Teaching our boys to be independent is very important to me. Personality theorists will tell you this is typical of someone with my temperament. Teaching our boys to think and act for themselves is a high value. So a common conversation with our three-year-old goes something like this, “I’m not comfortable with you playing outside where I cannot see you. Here are your choices. You can play in the backyard where I can see you, or you can play inside until your brother wakes up and then we can walk to the park.”
Of course, we have done this long enough that when asked to do something undesirable (like picking up his cars) he will respond, “That is not one of the choices.” Other times we give options and he refuses to choose either, preferring to hang his head and sulk in his bedroom.
I was thinking this weekend how much easier it would be if we didn’t give him options. What if we didn’t allow him to choose playing inside or out, wearing the robot or truck pajamas, or having a turkey and cheese sandwich or PB&J? What if we dictated his life and told him where to go, what to do and who he could have as friends?
Forget for a moment that C is three and a half. Forget that his very nature would blow through those kinds of boundaries like the Kool-Aid man through a brick wall. Imagine if he followed my direction to the letter. That would be easier, wouldn’t it? No tantrums. No arguments. Just simple and total obedience. That would be nice, but would it be better? I don’t think so.
I doubt a great relationship is the outcome of that parenting style. It wouldn’t result in a boy who thinks independently, and honestly, I just don’t think it’s a very loving way to parent. I want our boys to make good choices, but how can they learn to do so if I don’t give them the freedom to make bad ones? I want them to do the right thing because it is right, not because I told them so. Which is the greater good, choosing it by your own will or being forced to do so?

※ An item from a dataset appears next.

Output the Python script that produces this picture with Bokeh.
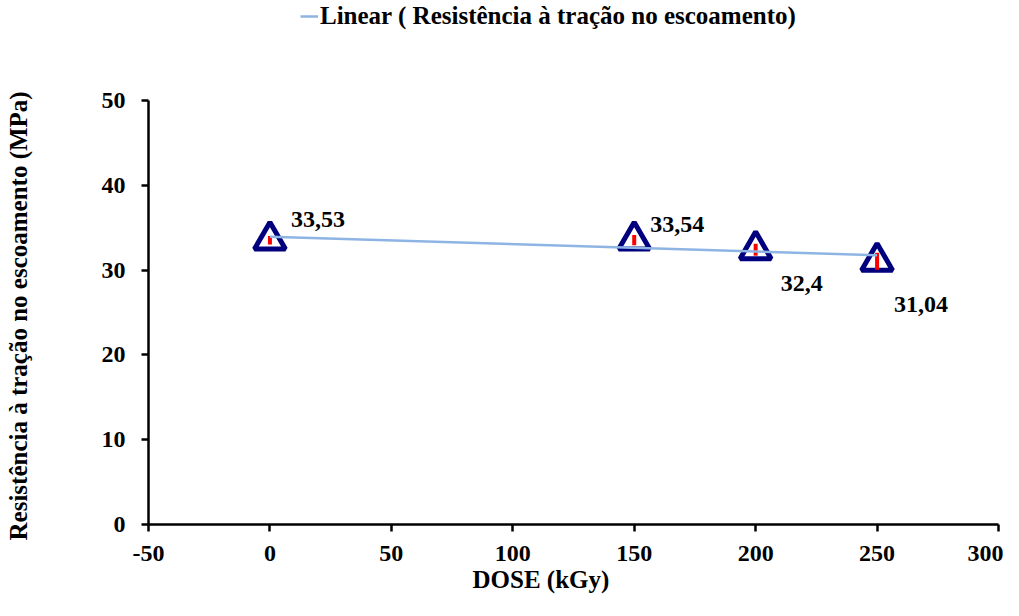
import numpy as np
from bokeh.plotting import figure
from bokeh.models import (Range1d, ColumnDataSource, LabelSet, Legend, LegendItem,
                          FixedTicker, Title)
from bokeh.embed import file_html
from bokeh.resources import INLINE

# ---- data ----
dose = [0, 150, 200, 250]
resist = [33.53, 33.54, 32.4, 31.04]
err = [0.5, 0.6, 0.7, 1.0]
labels = [f"{v}".replace(".", ",") for v in resist]
x_ticks = [-50, 0, 50, 100, 150, 200, 250, 300]
y_ticks = [0, 10, 20, 30, 40, 50]
legend_text = "Linear ( Resistência à tração no escoamento)"
x_title = "DOSE (kGy)"
y_title = "Resistência à tração no escoamento (MPa)"

# label offsets (screen px): style only
lab_dx = [21, 16, 25, 17]
lab_dy = [21, 16, -34, -43]

FONT = "Liberation Serif"
FS = "24px"
TREND_COLOR = "#8EB4E3"
W, H = 1003, 600
LEFT, RIGHT, BOTTOM = 148, 5, 76          # borders (px)
AXIS_TOP_PX = 100                          # pixel row of y = 50
X0, X1, Y0, Y1 = -50, 300, 0, 50
px_per_unit = (H - BOTTOM - AXIS_TOP_PX) / (Y1 - Y0)
y_end = Y1 + AXIS_TOP_PX / px_per_unit     # frame reaches the top of the canvas

p = figure(width=W, height=H, output_backend="svg", toolbar_location=None,
           x_range=Range1d(X0, X1), y_range=Range1d(Y0, y_end),
           min_border_left=LEFT, min_border_right=RIGHT, min_border_top=0,
           min_border_bottom=BOTTOM)
p.outline_line_color = None
p.xgrid.visible = False
p.ygrid.visible = False

def style_axis(ax, ticks):
    ax.ticker = FixedTicker(ticks=ticks)
    ax.major_label_overrides = {t: str(t) for t in ticks}
    ax.axis_line_width = 2.5
    ax.axis_line_color = "black"
    ax.major_tick_line_width = 2.5
    ax.major_tick_out = 7
    ax.major_tick_in = 0
    ax.minor_tick_out = 0
    ax.minor_tick_in = 0
    ax.major_label_text_font = FONT
    ax.major_label_text_font_style = "bold"
    ax.major_label_text_font_size = FS
    ax.major_label_text_color = "black"

style_axis(p.xaxis[0], x_ticks)
style_axis(p.yaxis[0], y_ticks)
p.yaxis.bounds = (Y0, Y1)
p.xaxis.major_label_standoff = 14
p.yaxis.major_label_standoff = 16

# axis titles as side-panel titles (so they can be placed like the reference)
spacer = Title(text="\u00a0", standoff=38, text_font=FONT, text_font_size="25px")
p.add_layout(spacer, "left")
ytitle = Title(text=y_title, align="left", offset=-16, standoff=0,
               text_font=FONT, text_font_style="bold", text_font_size="25px",
               text_color="black")
p.add_layout(ytitle, "left")
xtitle = Title(text=x_title, align="left", offset=324, standoff=0,
               text_font=FONT, text_font_style="bold", text_font_size="25px",
               text_color="black")
p.add_layout(xtitle, "below")

src = ColumnDataSource(dict(x=dose, y=resist, lo=[a - b for a, b in zip(resist, err)],
                            hi=[a + b for a, b in zip(resist, err)], lab=labels,
                            dx=lab_dx, dy=lab_dy))

p.scatter("x", "y", source=src, marker="triangle", size=31, line_width=5,
          line_color="#00007F", fill_color="white")
p.segment(x0="x", y0="lo", x1="x", y1="hi", source=src, line_color="#FF0000", line_width=4)

# linear trend line
coef = np.polyfit(dose, resist, 1)
tx = [min(dose), max(dose)]
ty = [coef[0] * t + coef[1] for t in tx]
trend = p.line(tx, ty, line_color=TREND_COLOR, line_width=2.5)

p.add_layout(LabelSet(x="x", y="y", text="lab", source=src, x_offset="dx", y_offset="dy",
                      text_font=FONT, text_font_style="bold", text_font_size=FS,
                      text_color="black", text_baseline="middle", text_align="left"))

frame_h = H - BOTTOM
legend = Legend(items=[LegendItem(label=legend_text, renderers=[trend])],
                location=(300 - LEFT, frame_h - 30), padding=0, margin=0, spacing=0,
                glyph_width=18, glyph_height=24, label_height=24, label_standoff=2,
                border_line_color=None, background_fill_alpha=0,
                label_text_font=FONT, label_text_font_style="bold",
                label_text_font_size="25px", label_text_color="black")
p.add_layout(legend, "center")

open("out.html", "w").write(file_html(p, INLINE))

I wonder if this is why God gives us freewill. It would have been easier for him if he didn’t give us the option to betray him. He could have created humanity preprogrammed for obedience, but which is the greater good, someone who chooses it on his own or is controlled to do good? If God is the ultimate good, how could he choose the lesser good? What about love? Which is the greater love, the one freely chosen, or the one without a choice? If God is love, how could he choose the lesser love?